Given task: Reproduce exactly the lines below, from the first through the one containing "9.7, 9.5, 9.3]", and nothing more.

Dataset content:
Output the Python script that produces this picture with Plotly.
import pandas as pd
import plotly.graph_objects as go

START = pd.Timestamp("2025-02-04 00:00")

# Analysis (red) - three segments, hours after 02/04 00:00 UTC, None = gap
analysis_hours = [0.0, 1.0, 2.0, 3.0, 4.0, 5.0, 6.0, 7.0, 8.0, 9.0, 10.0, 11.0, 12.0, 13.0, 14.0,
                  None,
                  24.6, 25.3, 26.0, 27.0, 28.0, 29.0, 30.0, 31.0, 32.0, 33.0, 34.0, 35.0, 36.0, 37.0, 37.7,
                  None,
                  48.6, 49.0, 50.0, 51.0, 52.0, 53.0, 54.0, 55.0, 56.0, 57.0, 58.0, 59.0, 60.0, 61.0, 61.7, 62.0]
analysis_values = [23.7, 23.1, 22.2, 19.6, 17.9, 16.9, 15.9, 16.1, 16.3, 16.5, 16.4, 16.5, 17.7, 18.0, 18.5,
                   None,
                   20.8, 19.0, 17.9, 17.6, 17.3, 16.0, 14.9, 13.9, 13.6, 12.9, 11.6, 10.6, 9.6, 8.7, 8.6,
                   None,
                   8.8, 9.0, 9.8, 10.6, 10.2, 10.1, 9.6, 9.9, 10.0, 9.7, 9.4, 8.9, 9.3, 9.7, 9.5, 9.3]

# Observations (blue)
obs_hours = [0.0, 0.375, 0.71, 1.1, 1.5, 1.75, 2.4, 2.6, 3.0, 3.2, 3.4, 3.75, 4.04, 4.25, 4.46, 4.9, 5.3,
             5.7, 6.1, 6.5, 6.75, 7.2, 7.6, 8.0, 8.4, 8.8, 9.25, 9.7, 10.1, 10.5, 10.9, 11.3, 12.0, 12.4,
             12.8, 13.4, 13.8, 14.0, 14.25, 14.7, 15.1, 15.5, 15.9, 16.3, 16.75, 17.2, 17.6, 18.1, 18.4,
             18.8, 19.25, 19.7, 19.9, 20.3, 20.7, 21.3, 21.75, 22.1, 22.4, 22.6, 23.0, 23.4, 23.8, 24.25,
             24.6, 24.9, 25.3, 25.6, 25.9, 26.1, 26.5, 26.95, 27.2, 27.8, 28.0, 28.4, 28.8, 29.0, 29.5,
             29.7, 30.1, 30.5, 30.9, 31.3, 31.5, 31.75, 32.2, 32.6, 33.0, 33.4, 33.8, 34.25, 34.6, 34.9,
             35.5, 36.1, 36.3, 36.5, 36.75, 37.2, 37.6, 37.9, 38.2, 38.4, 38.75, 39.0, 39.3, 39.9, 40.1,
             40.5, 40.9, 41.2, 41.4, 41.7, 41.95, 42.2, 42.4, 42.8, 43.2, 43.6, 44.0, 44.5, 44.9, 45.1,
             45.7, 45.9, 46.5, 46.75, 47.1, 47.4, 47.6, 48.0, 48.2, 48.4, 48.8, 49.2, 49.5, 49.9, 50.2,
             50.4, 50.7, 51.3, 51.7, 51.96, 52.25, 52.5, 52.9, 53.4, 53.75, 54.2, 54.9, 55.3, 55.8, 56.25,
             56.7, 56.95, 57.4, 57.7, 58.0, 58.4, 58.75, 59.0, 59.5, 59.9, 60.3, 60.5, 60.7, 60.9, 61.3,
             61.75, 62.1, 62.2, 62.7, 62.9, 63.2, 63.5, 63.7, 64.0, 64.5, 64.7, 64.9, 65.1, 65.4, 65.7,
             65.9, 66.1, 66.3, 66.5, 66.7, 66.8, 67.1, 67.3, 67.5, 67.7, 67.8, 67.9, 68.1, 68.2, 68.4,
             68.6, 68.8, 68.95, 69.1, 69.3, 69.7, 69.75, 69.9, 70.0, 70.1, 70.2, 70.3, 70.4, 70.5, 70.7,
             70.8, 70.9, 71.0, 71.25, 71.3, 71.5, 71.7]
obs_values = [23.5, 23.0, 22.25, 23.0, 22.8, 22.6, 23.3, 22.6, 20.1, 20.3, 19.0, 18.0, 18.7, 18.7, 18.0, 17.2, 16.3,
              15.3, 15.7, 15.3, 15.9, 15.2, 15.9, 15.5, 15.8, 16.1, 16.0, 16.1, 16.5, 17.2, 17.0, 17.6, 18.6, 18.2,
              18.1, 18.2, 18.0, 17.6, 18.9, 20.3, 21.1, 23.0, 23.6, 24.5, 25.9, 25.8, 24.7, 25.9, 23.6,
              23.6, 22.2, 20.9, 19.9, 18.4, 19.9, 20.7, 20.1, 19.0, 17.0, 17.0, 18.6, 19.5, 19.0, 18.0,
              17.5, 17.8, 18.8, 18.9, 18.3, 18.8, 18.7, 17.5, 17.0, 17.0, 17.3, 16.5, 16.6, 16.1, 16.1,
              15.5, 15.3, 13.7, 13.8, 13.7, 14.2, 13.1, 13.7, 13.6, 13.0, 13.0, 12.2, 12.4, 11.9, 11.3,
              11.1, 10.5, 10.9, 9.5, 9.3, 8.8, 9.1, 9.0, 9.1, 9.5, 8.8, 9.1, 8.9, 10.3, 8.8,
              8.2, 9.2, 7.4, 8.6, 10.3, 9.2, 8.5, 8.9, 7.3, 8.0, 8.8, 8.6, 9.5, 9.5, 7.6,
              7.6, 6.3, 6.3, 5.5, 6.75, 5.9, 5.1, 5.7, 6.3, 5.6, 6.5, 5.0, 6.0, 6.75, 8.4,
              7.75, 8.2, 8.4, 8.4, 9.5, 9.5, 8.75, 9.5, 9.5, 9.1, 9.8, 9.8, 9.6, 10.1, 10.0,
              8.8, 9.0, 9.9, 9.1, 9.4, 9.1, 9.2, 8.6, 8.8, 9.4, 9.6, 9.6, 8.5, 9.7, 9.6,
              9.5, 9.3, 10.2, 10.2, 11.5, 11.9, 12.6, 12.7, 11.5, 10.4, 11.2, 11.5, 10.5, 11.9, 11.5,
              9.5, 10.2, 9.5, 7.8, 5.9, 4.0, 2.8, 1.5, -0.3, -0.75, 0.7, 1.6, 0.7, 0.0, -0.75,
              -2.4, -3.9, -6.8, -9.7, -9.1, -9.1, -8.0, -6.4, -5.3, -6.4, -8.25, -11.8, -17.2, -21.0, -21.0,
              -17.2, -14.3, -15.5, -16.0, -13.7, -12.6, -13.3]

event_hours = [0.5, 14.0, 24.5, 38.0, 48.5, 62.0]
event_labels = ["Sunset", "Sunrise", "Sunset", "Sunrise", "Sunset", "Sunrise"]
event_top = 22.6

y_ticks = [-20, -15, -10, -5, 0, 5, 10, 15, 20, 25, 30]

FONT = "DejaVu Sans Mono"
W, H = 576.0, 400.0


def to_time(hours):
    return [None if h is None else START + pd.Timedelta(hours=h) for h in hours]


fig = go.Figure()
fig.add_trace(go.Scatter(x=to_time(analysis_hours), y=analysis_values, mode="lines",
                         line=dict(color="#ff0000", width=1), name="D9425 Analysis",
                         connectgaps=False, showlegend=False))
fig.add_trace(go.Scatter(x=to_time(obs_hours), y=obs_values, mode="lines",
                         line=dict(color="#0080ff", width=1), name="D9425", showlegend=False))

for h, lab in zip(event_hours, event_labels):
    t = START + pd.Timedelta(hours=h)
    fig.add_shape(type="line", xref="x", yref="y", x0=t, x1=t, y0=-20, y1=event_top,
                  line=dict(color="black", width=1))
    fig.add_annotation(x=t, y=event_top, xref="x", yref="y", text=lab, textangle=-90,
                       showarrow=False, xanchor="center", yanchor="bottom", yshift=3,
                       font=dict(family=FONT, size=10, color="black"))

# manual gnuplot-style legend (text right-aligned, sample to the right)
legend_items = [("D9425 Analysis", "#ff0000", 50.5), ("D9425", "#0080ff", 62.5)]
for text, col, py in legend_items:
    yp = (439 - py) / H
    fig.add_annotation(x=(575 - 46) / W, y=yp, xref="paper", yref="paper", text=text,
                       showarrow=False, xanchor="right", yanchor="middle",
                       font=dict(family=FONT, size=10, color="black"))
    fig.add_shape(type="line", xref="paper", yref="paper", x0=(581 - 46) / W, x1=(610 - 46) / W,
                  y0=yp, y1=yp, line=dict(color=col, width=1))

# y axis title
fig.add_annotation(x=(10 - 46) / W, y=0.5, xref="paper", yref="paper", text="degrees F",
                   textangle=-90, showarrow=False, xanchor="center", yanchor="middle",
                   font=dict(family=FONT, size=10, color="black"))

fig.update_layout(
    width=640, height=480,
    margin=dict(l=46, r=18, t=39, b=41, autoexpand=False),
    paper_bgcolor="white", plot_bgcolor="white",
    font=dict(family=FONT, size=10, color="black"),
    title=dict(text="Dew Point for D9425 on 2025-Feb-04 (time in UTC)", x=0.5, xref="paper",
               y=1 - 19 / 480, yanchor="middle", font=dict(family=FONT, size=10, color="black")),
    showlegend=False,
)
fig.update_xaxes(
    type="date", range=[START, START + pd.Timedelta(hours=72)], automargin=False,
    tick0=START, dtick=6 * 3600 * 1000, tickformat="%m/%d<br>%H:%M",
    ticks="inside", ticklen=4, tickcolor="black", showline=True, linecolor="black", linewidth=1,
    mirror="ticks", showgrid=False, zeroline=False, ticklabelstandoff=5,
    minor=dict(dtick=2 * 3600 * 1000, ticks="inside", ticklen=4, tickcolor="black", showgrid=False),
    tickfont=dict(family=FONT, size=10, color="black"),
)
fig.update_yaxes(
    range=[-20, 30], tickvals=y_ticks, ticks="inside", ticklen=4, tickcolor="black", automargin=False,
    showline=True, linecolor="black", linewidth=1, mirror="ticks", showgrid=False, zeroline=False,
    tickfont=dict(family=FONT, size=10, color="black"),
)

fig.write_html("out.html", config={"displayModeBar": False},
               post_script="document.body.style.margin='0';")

Response:
Output the Python script that produces this picture with Plotly.
import pandas as pd
import plotly.graph_objects as go

START = pd.Timestamp("2025-02-04 00:00")

# Analysis (red) - three segments, hours after 02/04 00:00 UTC, None = gap
analysis_hours = [0.0, 1.0, 2.0, 3.0, 4.0, 5.0, 6.0, 7.0, 8.0, 9.0, 10.0, 11.0, 12.0, 13.0, 14.0,
                  None,
                  24.6, 25.3, 26.0, 27.0, 28.0, 29.0, 30.0, 31.0, 32.0, 33.0, 34.0, 35.0, 36.0, 37.0, 37.7,
                  None,
                  48.6, 49.0, 50.0, 51.0, 52.0, 53.0, 54.0, 55.0, 56.0, 57.0, 58.0, 59.0, 60.0, 61.0, 61.7, 62.0]
analysis_values = [23.7, 23.1, 22.2, 19.6, 17.9, 16.9, 15.9, 16.1, 16.3, 16.5, 16.4, 16.5, 17.7, 18.0, 18.5,
                   None,
                   20.8, 19.0, 17.9, 17.6, 17.3, 16.0, 14.9, 13.9, 13.6, 12.9, 11.6, 10.6, 9.6, 8.7, 8.6,
                   None,
                   8.8, 9.0, 9.8, 10.6, 10.2, 10.1, 9.6, 9.9, 10.0, 9.7, 9.4, 8.9, 9.3, 9.7, 9.5, 9.3]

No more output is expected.